Jeremy Keith: Adactio: Journal—Command and control



This content originally appeared on Modern Web Development with Chrome and was authored by Paul Kinlan

Link: Adactio: Journal—Command and control

I’ve been banging on for a while now about how much I’d like a declarative option for the Web Share API. I was thinking that the type attribute on the button element would be a good candidate for this (there’s prior art in the way we extended the type attribute on the input element for HTML5).

I’m fully aligned with Jeremey on this one, there’s a heap of commands and actions that a user invokes in the browser that should be more accessible from the client and be able to be invoked without JavaScript.

Turns out there is work being done around this area for dialog and popover elements, with scoping for more elements in the future.

Things have been rolling along and invoketarget has now become the command attribute (there’s also a new commandfor attribute that you can point to an element with an ID).
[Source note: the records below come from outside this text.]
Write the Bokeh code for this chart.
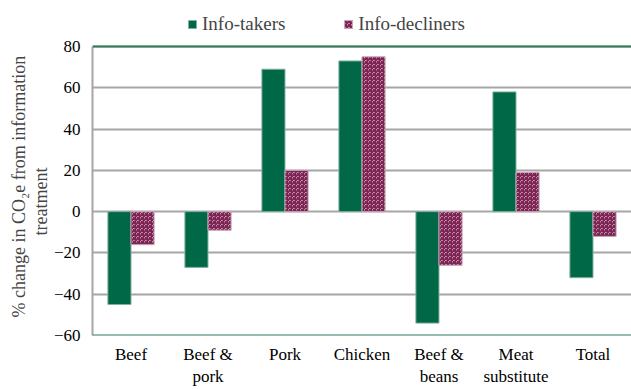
from bokeh.plotting import figure
from bokeh.models import FactorRange, Range1d, Span, Legend, LegendItem, ColumnDataSource, Title
from bokeh.transform import dodge
from bokeh.embed import file_html
from bokeh.resources import INLINE

categories = ["Beef", "Beef &\npork", "Pork", "Chicken", "Beef &\nbeans", "Meat\nsubstitute", "Total"]
info_takers = [-45, -27, 69, 73, -54, 58, -32]
info_decliners = [-16, -9, 20, 75, -26, 19, -12]
y_ticks = [-60, -40, -20, 0, 20, 40, 60, 80]
y_label_lines = ["% change in CO\u2082e from information", "treatment"]

GREEN = "#006747"
MAROON = "#7A1F4F"
FONT = "Liberation Serif"

# frame spans the whole top area so the legend can sit above the 80 line
Y_MIN, Y_MAX = -60, 80
y_top = Y_MAX + 46 * (Y_MAX - Y_MIN) / 289

src = ColumnDataSource(dict(cat=categories, takers=info_takers, decliners=info_decliners))

p = figure(x_range=FactorRange(*categories, range_padding=0), y_range=Range1d(Y_MIN, y_top),
           width=631, height=389, output_backend="svg", toolbar_location=None,
           min_border_left=92, min_border_right=0, min_border_top=0, min_border_bottom=54)
p.outline_line_color = None
p.background_fill_color = "white"
p.border_fill_color = "white"

r1 = p.vbar(x=dodge("cat", -0.15, range=p.x_range), top="takers", width=0.3, source=src,
            fill_color=GREEN, line_color="#7FB39E", line_width=1)
r2 = p.vbar(x=dodge("cat", 0.15, range=p.x_range), top="decliners", width=0.3, source=src,
            fill_color="white", line_color="#C9A3B6", line_width=1,
            hatch_pattern="criss_cross", hatch_color=MAROON, hatch_scale=4, hatch_weight=1.3)

for yv in (Y_MAX, Y_MIN):
    p.add_layout(Span(location=yv, dimension="width", line_color="#2E7D5B", line_width=2))

p.xgrid.grid_line_color = None
p.ygrid.grid_line_color = "#A6A6A6"
p.ygrid.grid_line_width = 2
p.yaxis.ticker = y_ticks
p.yaxis.bounds = (Y_MIN, Y_MAX)
p.yaxis.axis_line_color = "#A6A6A6"
p.yaxis.axis_line_width = 2
p.yaxis.major_tick_line_color = None
p.yaxis.minor_tick_line_color = None
p.yaxis.major_tick_out = 0
p.yaxis.major_tick_in = 0
p.yaxis.minor_tick_out = 0
p.yaxis.major_label_text_font = FONT
p.yaxis.major_label_text_font_size = "17px"
p.yaxis.major_label_text_color = "black"
p.yaxis.major_label_standoff = 12

label_offsets = [18, 100]
for line, off in reversed(list(zip(y_label_lines, label_offsets))):
    p.add_layout(Title(text=line, align="left", offset=off, text_font=FONT,
                       text_font_size="18px", text_font_style="normal", standoff=0), "left")

p.xaxis.axis_line_color = None
p.xaxis.major_tick_line_color = None
p.xaxis.minor_tick_line_color = None
p.xaxis.major_tick_out = 0
p.xaxis.major_tick_in = 0
p.xaxis.minor_tick_out = 0
p.xaxis.major_label_text_font = FONT
p.xaxis.major_label_text_font_size = "17px"
p.xaxis.major_label_text_color = "black"
p.xaxis.major_label_standoff = 9

legend = Legend(items=[LegendItem(label="Info-takers", renderers=[r1]),
                       LegendItem(label="Info-decliners", renderers=[r2])],
                orientation="horizontal", location=(95, 300))
legend.label_text_font = FONT
legend.label_text_font_size = "19px"
legend.glyph_width = 10
legend.glyph_height = 10
legend.label_standoff = 5
legend.spacing = 58
legend.padding = 4
legend.margin = 0
legend.border_line_color = None
legend.background_fill_alpha = 0
p.add_layout(legend, "center")

open("out.html", "w").write(file_html(p, INLINE))
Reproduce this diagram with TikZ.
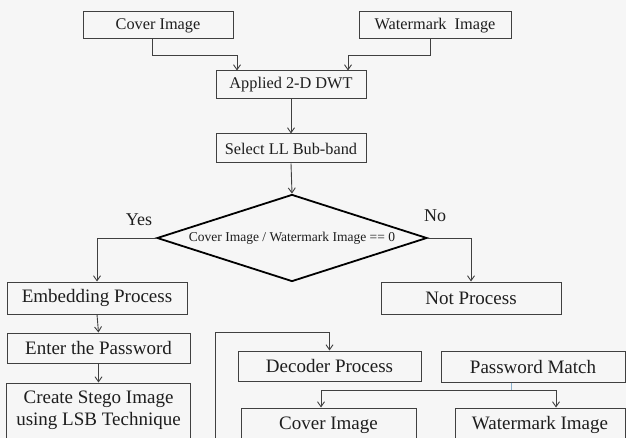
\documentclass[tikz,border=0pt]{standalone}
\usepackage{fontspec}
\setmainfont{Liberation Serif}
\usetikzlibrary{shapes.geometric,arrows.meta,calc}
\definecolor{bg}{HTML}{F6F6F6}
\definecolor{ln}{HTML}{404040}
\definecolor{txt}{HTML}{1E1E1E}
\definecolor{tk}{HTML}{8AAFCB}
\begin{document}
\begin{tikzpicture}[x=1pt,y=-1pt,
  box/.style={draw=ln, line width=1pt, text=txt, inner sep=0pt, font=\fontsize{19}{22}\selectfont},
  topbox/.style={box, font=\fontsize{16.3}{19}\selectfont},
  lbl/.style={text=txt, inner sep=0pt, font=\fontsize{18}{21}\selectfont},
  arr/.style={draw=ln, line width=0.9pt, -{Straight Barb[length=5pt,width=7pt]}},
  conn/.style={draw=ln, line width=0.9pt}]
\clip (0,0) rectangle (626,438);
\fill[bg] (0,0) rectangle (626,438);

% top part
\node[topbox, minimum width=150pt, minimum height=27pt] (cov) at (158,25.5) {Cover Image};
\node[topbox, minimum width=152pt, minimum height=27pt] (wat) at (435,25.5) {Watermark~ Image};
\node[topbox, minimum width=150pt, minimum height=28pt] (dwt) at (291,85) {Applied 2-D DWT};
\node[topbox, minimum width=150pt, minimum height=29pt] (sel) at (291,148.5) {Select LL Bub-band};
\node[diamond, draw=black, line width=1.8pt, aspect=3.1, inner sep=0pt,
      minimum width=270pt, minimum height=87pt, text=txt,
      font=\fontsize{13.5}{16}\selectfont] (dia) at (292,238) {Cover Image / Watermark Image == 0};
\node[lbl] (yes) at (139,220) {Yes};
\node[lbl] (no) at (435,216) {No};

\draw[arr] ([xshift=-6pt]cov.south) -- ++(0,16) -| ([xshift=-54pt]dwt.north);
\draw[arr] ([xshift=-5pt]wat.south) -- ++(0,16) -| ([xshift=57pt]dwt.north);
\draw[arr] (dwt.south) -- (sel.north);
\draw[arr] (sel.south) -- (dia.north);

% branches
\node[box, minimum width=180pt, minimum height=32pt] (emb) at (97,298) {Embedding Process};
\node[box, minimum width=180pt, minimum height=32pt] (np) at (471,298) {Not Process};
\draw[arr] (dia.west) -| (emb.north);
\draw[arr] (dia.east) -| (np.north);

\node[box, minimum width=183pt, minimum height=30pt] (pw) at (98.5,348) {Enter the Password};
\node[box, minimum width=184pt, minimum height=55pt, align=center] (cs) at (98.5,410.5) {Create Stego Image\\using LSB Technique};
\draw[arr] (emb.south) -- (pw.north);
\draw[arr] (pw.south) -- (cs.north);
\draw[conn] ([xshift=-10pt]cs.south) -- ++(0,4);

% decoder part
\coordinate (fr) at (215,445);
\node[box, minimum width=183pt, minimum height=30pt] (dec) at (329.5,366) {Decoder Process};
\node[box, minimum width=184pt, minimum height=31pt] (pm) at (533,366.5) {Password Match};
\draw[arr] (fr) |- ([yshift=18pt]dec.north) -- (dec.north);

\node[box, minimum width=175pt, minimum height=34pt] (ci) at (328.5,425) {Cover Image};
\node[box, minimum width=170pt, minimum height=34pt] (wi) at (540,425) {Watermark Image};
\draw[draw=tk, line width=0.9pt] ([xshift=-22pt]pm.south) -- ++(0,8) coordinate (sp);
\draw[arr] (sp) -| ([xshift=-7.5pt]ci.north);
\draw[arr] (sp) -| ([xshift=16pt]wi.north);
\end{tikzpicture}
\end{document}
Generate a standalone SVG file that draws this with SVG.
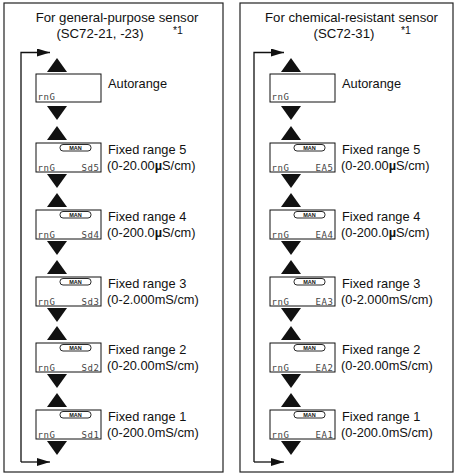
<svg xmlns="http://www.w3.org/2000/svg" xmlns:xlink="http://www.w3.org/1999/xlink" width="456" height="475" viewBox="0 0 456 475">
<style>
.panel{fill:#fff;stroke:#222;stroke-width:1.2}
.box{fill:#fff;stroke:#111;stroke-width:1}
.tab{fill:#fff;stroke:#111;stroke-width:0.9}
.man{font-family:"Liberation Sans",Arial,sans-serif;font-size:5.5px;font-weight:bold;fill:#111;text-anchor:middle}
.seg{font-family:"DejaVu Sans Mono",monospace;font-size:9px;fill:#444;letter-spacing:0.6px}
.lbl{font-family:"Liberation Sans",Arial,sans-serif;font-size:12.8px;fill:#111}
.ttl{font-family:"Liberation Sans",Arial,sans-serif;font-size:13.2px;fill:#111;text-anchor:middle}
.sup{font-family:"Liberation Sans",Arial,sans-serif;font-size:10.5px;fill:#111}
.loop{fill:none;stroke:#111;stroke-width:1.3}
.tri{fill:#111}
</style>
<defs>
<path id="tu" d="M0,0 L10,14 L-10,14 Z"/>
<path id="td" d="M-10,0 L10,0 L0,14 Z"/>
<marker id="ah" markerWidth="13" markerHeight="8" refX="13" refY="4" orient="auto" markerUnits="userSpaceOnUse"><path d="M0,0 L13,4 L0,8 Z" fill="#111"/></marker>
</defs>

<rect class="panel" x="4" y="3" width="219" height="469"/>
<rect class="panel" x="240" y="3" width="213" height="469"/>

<g id="left-title">
<text class="ttl" x="117" y="22">For general-purpose sensor</text>
<text class="ttl" x="100" y="38">(SC72-21, -23)</text>
<text class="sup" x="173" y="34">*1</text>
</g>

<g id="l-auto">
<rect class="box" x="36" y="74" width="65" height="28"/>
<text class="seg" x="37.5" y="100">rnG</text>
<text class="lbl" x="108" y="88">Autorange</text>
</g>
<g id="l-r5">
<rect class="box" x="36" y="143" width="65" height="29"/>
<rect class="tab" x="60" y="144.5" width="31" height="6.5" rx="3"/>
<text class="man" x="75.5" y="150">MAN</text>
<text class="seg" x="37.5" y="170.5">rnG</text>
<text class="seg" x="99.5" y="170.5" text-anchor="end">Sd5</text>
<text class="lbl" x="108" y="154">Fixed range 5</text>
<text class="lbl" x="107" y="170">(0-20.00<tspan font-weight="bold">µ</tspan>S/cm)</text>
</g>
<g id="l-r4">
<rect class="box" x="36" y="210" width="65" height="29"/>
<rect class="tab" x="60" y="211.5" width="31" height="6.5" rx="3"/>
<text class="man" x="75.5" y="217">MAN</text>
<text class="seg" x="37.5" y="237.5">rnG</text>
<text class="seg" x="99.5" y="237.5" text-anchor="end">Sd4</text>
<text class="lbl" x="108" y="221">Fixed range 4</text>
<text class="lbl" x="107" y="237">(0-200.0<tspan font-weight="bold">µ</tspan>S/cm)</text>
</g>
<g id="l-r3">
<rect class="box" x="36" y="277" width="65" height="29"/>
<rect class="tab" x="60" y="278.5" width="31" height="6.5" rx="3"/>
<text class="man" x="75.5" y="284">MAN</text>
<text class="seg" x="37.5" y="304.5">rnG</text>
<text class="seg" x="99.5" y="304.5" text-anchor="end">Sd3</text>
<text class="lbl" x="108" y="288">Fixed range 3</text>
<text class="lbl" x="107" y="304">(0-2.000mS/cm)</text>
</g>
<g id="l-r2">
<rect class="box" x="36" y="343" width="65" height="29"/>
<rect class="tab" x="60" y="344.5" width="31" height="6.5" rx="3"/>
<text class="man" x="75.5" y="350">MAN</text>
<text class="seg" x="37.5" y="370.5">rnG</text>
<text class="seg" x="99.5" y="370.5" text-anchor="end">Sd2</text>
<text class="lbl" x="108" y="354">Fixed range 2</text>
<text class="lbl" x="107" y="370">(0-20.00mS/cm)</text>
</g>
<g id="l-r1">
<rect class="box" x="36" y="410" width="65" height="29"/>
<rect class="tab" x="60" y="411.5" width="31" height="6.5" rx="3"/>
<text class="man" x="75.5" y="417">MAN</text>
<text class="seg" x="37.5" y="437.5">rnG</text>
<text class="seg" x="99.5" y="437.5" text-anchor="end">Sd1</text>
<text class="lbl" x="108" y="421">Fixed range 1</text>
<text class="lbl" x="107" y="437">(0-200.0mS/cm)</text>
</g>

<g id="right-title">
<text class="ttl" x="351.5" y="22">For chemical-resistant sensor</text>
<text class="ttl" x="344" y="38">(SC72-31)</text>
<text class="sup" x="401" y="34">*1</text>
</g>

<g id="r-auto">
<rect class="box" x="270" y="74" width="65" height="28"/>
<text class="seg" x="271.5" y="100">rnG</text>
<text class="lbl" x="342" y="88">Autorange</text>
</g>
<g id="r-r5">
<rect class="box" x="270" y="143" width="65" height="29"/>
<rect class="tab" x="294" y="144.5" width="31" height="6.5" rx="3"/>
<text class="man" x="309.5" y="150">MAN</text>
<text class="seg" x="271.5" y="170.5">rnG</text>
<text class="seg" x="333.5" y="170.5" text-anchor="end">EA5</text>
<text class="lbl" x="342" y="154">Fixed range 5</text>
<text class="lbl" x="341" y="170">(0-20.00<tspan font-weight="bold">µ</tspan>S/cm)</text>
</g>
<g id="r-r4">
<rect class="box" x="270" y="210" width="65" height="29"/>
<rect class="tab" x="294" y="211.5" width="31" height="6.5" rx="3"/>
<text class="man" x="309.5" y="217">MAN</text>
<text class="seg" x="271.5" y="237.5">rnG</text>
<text class="seg" x="333.5" y="237.5" text-anchor="end">EA4</text>
<text class="lbl" x="342" y="221">Fixed range 4</text>
<text class="lbl" x="341" y="237">(0-200.0<tspan font-weight="bold">µ</tspan>S/cm)</text>
</g>
<g id="r-r3">
<rect class="box" x="270" y="277" width="65" height="29"/>
<rect class="tab" x="294" y="278.5" width="31" height="6.5" rx="3"/>
<text class="man" x="309.5" y="284">MAN</text>
<text class="seg" x="271.5" y="304.5">rnG</text>
<text class="seg" x="333.5" y="304.5" text-anchor="end">EA3</text>
<text class="lbl" x="342" y="288">Fixed range 3</text>
<text class="lbl" x="341" y="304">(0-2.000mS/cm)</text>
</g>
<g id="r-r2">
<rect class="box" x="270" y="343" width="65" height="29"/>
<rect class="tab" x="294" y="344.5" width="31" height="6.5" rx="3"/>
<text class="man" x="309.5" y="350">MAN</text>
<text class="seg" x="271.5" y="370.5">rnG</text>
<text class="seg" x="333.5" y="370.5" text-anchor="end">EA2</text>
<text class="lbl" x="342" y="354">Fixed range 2</text>
<text class="lbl" x="341" y="370">(0-20.00mS/cm)</text>
</g>
<g id="r-r1">
<rect class="box" x="270" y="410" width="65" height="29"/>
<rect class="tab" x="294" y="411.5" width="31" height="6.5" rx="3"/>
<text class="man" x="309.5" y="417">MAN</text>
<text class="seg" x="271.5" y="437.5">rnG</text>
<text class="seg" x="333.5" y="437.5" text-anchor="end">EA1</text>
<text class="lbl" x="342" y="421">Fixed range 1</text>
<text class="lbl" x="341" y="437">(0-200.0mS/cm)</text>
</g>

<g id="connectors">
<path class="loop" d="M21,462 V52.5 H50" marker-end="url(#ah)"/>
<path class="loop" d="M21,462 H50" marker-end="url(#ah)"/>
<path class="loop" d="M254,462 V52.5 H284" marker-end="url(#ah)"/>
<path class="loop" d="M254,462 H284" marker-end="url(#ah)"/>
<g class="tri">
<use xlink:href="#tu" x="57" y="58"/>
<use xlink:href="#td" x="57" y="106"/>
<use xlink:href="#tu" x="57" y="126"/>
<use xlink:href="#td" x="57" y="174"/>
<use xlink:href="#tu" x="57" y="193"/>
<use xlink:href="#td" x="57" y="241"/>
<use xlink:href="#tu" x="57" y="260"/>
<use xlink:href="#td" x="57" y="308"/>
<use xlink:href="#tu" x="57" y="326"/>
<use xlink:href="#td" x="57" y="374"/>
<use xlink:href="#tu" x="57" y="393"/>
<use xlink:href="#td" x="57" y="441"/>
<use xlink:href="#tu" x="291" y="58"/>
<use xlink:href="#td" x="291" y="106"/>
<use xlink:href="#tu" x="291" y="126"/>
<use xlink:href="#td" x="291" y="174"/>
<use xlink:href="#tu" x="291" y="193"/>
<use xlink:href="#td" x="291" y="241"/>
<use xlink:href="#tu" x="291" y="260"/>
<use xlink:href="#td" x="291" y="308"/>
<use xlink:href="#tu" x="291" y="326"/>
<use xlink:href="#td" x="291" y="374"/>
<use xlink:href="#tu" x="291" y="393"/>
<use xlink:href="#td" x="291" y="441"/>
</g>
</g>
</svg>
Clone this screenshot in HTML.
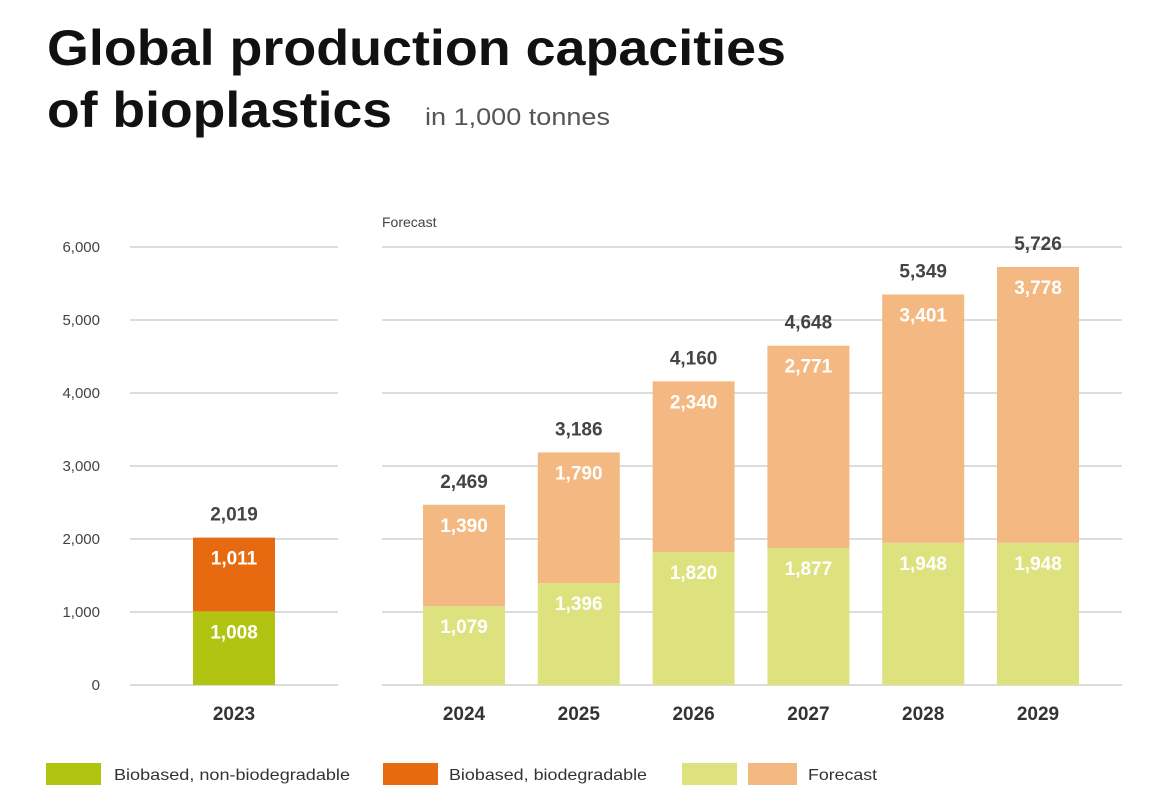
<!DOCTYPE html>
<html><head><meta charset="utf-8"><style>
body{margin:0;background:#fff;}
svg{display:block;font-family:"Liberation Sans",Arial,sans-serif;}
</style></head><body>
<svg id="c" width="1158" height="803" viewBox="0 0 1158 803">
<text x="47" y="65" font-size="50" font-weight="bold" fill="#111" textLength="739" lengthAdjust="spacingAndGlyphs">Global production capacities</text>
<text x="47" y="127" font-size="50" font-weight="bold" fill="#111" textLength="345" lengthAdjust="spacingAndGlyphs">of bioplastics</text>
<text x="425" y="125" font-size="24" fill="#555" textLength="185" lengthAdjust="spacingAndGlyphs">in 1,000 tonnes</text>
<text x="382" y="227" font-size="14" fill="#444">Forecast</text>
<g id="grid"></g><g id="bars"></g>
<g>
<rect x="46" y="763" width="55" height="22" fill="#b1c412"/>
<text x="114" y="780" font-size="16" fill="#333" textLength="236" lengthAdjust="spacingAndGlyphs">Biobased, non-biodegradable</text>
<rect x="383" y="763" width="55" height="22" fill="#e86a10"/>
<text x="449" y="780" font-size="16" fill="#333" textLength="198" lengthAdjust="spacingAndGlyphs">Biobased, biodegradable</text>
<rect x="682" y="763" width="55" height="22" fill="#dde27e"/>
<rect x="748" y="763" width="49" height="22" fill="#f4b982"/>
<text x="808" y="780" font-size="16" fill="#333" textLength="69" lengthAdjust="spacingAndGlyphs">Forecast</text>
</g>
</svg>
<script>
const years=["2023","2024","2025","2026","2027","2028","2029"];
const nonBio=[1008,1079,1396,1820,1877,1948,1948];
const bio=[1011,1390,1790,2340,2771,3401,3778];
const totals=[2019,2469,3186,4160,4648,5349,5726];
const ticks=[0,1000,2000,3000,4000,5000,6000];
const NS="http://www.w3.org/2000/svg";
const y0=685,pxPer=438/6000;
const yS=v=>y0-v*pxPer;
const xS=i=>i===0?193:423+(i-1)*114.8;
const bw=82;
const fmt=v=>v.toLocaleString("en-US");
function mk(t,a,p){const e=document.createElementNS(NS,t);for(const k in a)e.setAttribute(k,a[k]);p.appendChild(e);return e;}
const g=document.getElementById("grid"),b=document.getElementById("bars");
ticks.forEach(t=>{
 const y=yS(t);
 const l1=mk("line",{x1:130,x2:338,y1:y,y2:y,stroke:"#c8c8c8","stroke-width":1.2},g);
 
 
 const l2=mk("line",{x1:382,x2:1122,y1:y,y2:y,stroke:"#c8c8c8","stroke-width":1.2},g);
 
 
 const tx=mk("text",{x:100,y:y+5,"text-anchor":"end","font-size":15,fill:"#444"},g);
 tx.textContent=fmt(t);
 
 
});
years.forEach((yr,i)=>{
 const x=xS(i),cx=x+bw/2,f=i>0;
 const yg=yS(nonBio[i]),yt=yS(nonBio[i]+bio[i]);
 const r1=mk("rect",{x:x,y:yg,width:bw,height:y0-yg,fill:f?"#dde27e":"#b1c412"},b);
 
 
 const r2=mk("rect",{x:x,y:yt,width:bw,height:yg-yt,fill:f?"#f4b982":"#e86a10"},b);
 
 
 const t1=mk("text",{x:cx,y:yg+27,"text-anchor":"middle","font-size":19,"font-weight":"bold",fill:"#fff"},b);
 t1.textContent=fmt(nonBio[i]);
 
 
 const t2=mk("text",{x:cx,y:yt+27,"text-anchor":"middle","font-size":19,"font-weight":"bold",fill:"#fff"},b);
 t2.textContent=fmt(bio[i]);
 
 
 const t3=mk("text",{x:cx,y:yt-17,"text-anchor":"middle","font-size":19,"font-weight":"bold",fill:"#444"},b);
 t3.textContent=fmt(totals[i]);
 
 
 const t4=mk("text",{x:cx,y:720,"text-anchor":"middle","font-size":19,"font-weight":"bold",fill:"#333"},b);
 t4.textContent=yr;
 
 
});
</script>
</body></html>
Here’s a list of potential values for the command attribute on a button element.

Right now they’re focusing on providing declarative options for launching dialogs and other popovers. That’s already shipping.

More details about what Jeremy is talking about can be found in this developer.chrome.com article.

I agree with where Jeremy wants to see this head, as the article says "We welcome community input—if you have suggestions don’t hesitate to file an issue on the Open UI Issue Tracker."

Maybe we can get button command="bookmark"… I joke… kinda… we used to have an API for this back in the day and while I don’t think we would want an API to your bookmarks, I could see a world where a lot of the Fediverse’s issues could be solved with a few more declarative commands.